Sunshine duration is an important atmospheric indicator used in many agricultural, architectural, and solar energy applications (photovoltaics, thermal systems, and passive building design). Hence, it should be estimated accurately for areas with low-quality data or unavailable precise measurements. This paper aimed to obtain a sunshine duration measurement database in Algeria's south region and also to study the applicability of computational models to predict them. This work develops ensemble learning models for assessing daily sunshine duration with meteorological datasets that include daily mean relative humidity, daily mean air temperature, daily maximum air temperature, daily minimum air temperature, and daily temperature range as input.

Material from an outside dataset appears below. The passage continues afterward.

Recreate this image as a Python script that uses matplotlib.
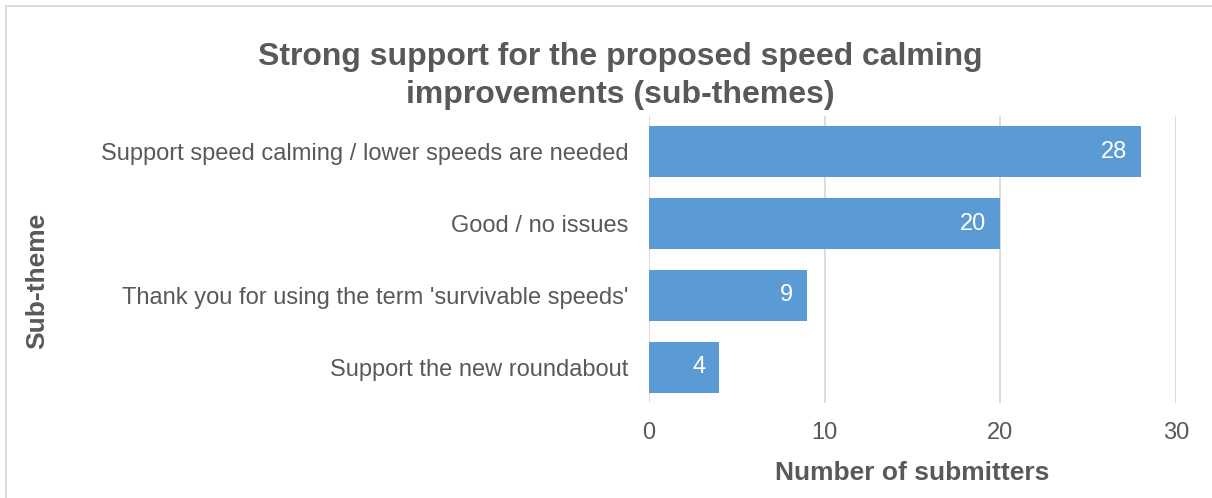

The study proposes a unique hybrid model, combining grey wolf and stochastic fractal search (GWO-SFS) optimization algorithms with the random forest regressor ensemble. A pre-feature selection process improved the newly suggested model. Various commonly adopted algorithms in relevant studies have been considered as references for evaluating the new hybrid algorithm. The accuracy of models was examined as a function of some frequently used statistical pointers, as well as the Wilcoxon rank-sum test. Besides, the models were evaluated according to the several input combinations. The numerical experiments show that the proposed optimization ensemble with feature preprocessing outperforms stand-alone models in terms of prediction accuracy and robustness, where relative root mean square errors are reduced by over 20% for all considered locations. In addition, all correlation coefficients are higher than 0.999. Moreover, the proposed model, with RMSEs lower than 0.4884 hours, shows significantly superior performances compared to previously proposed models in the literature.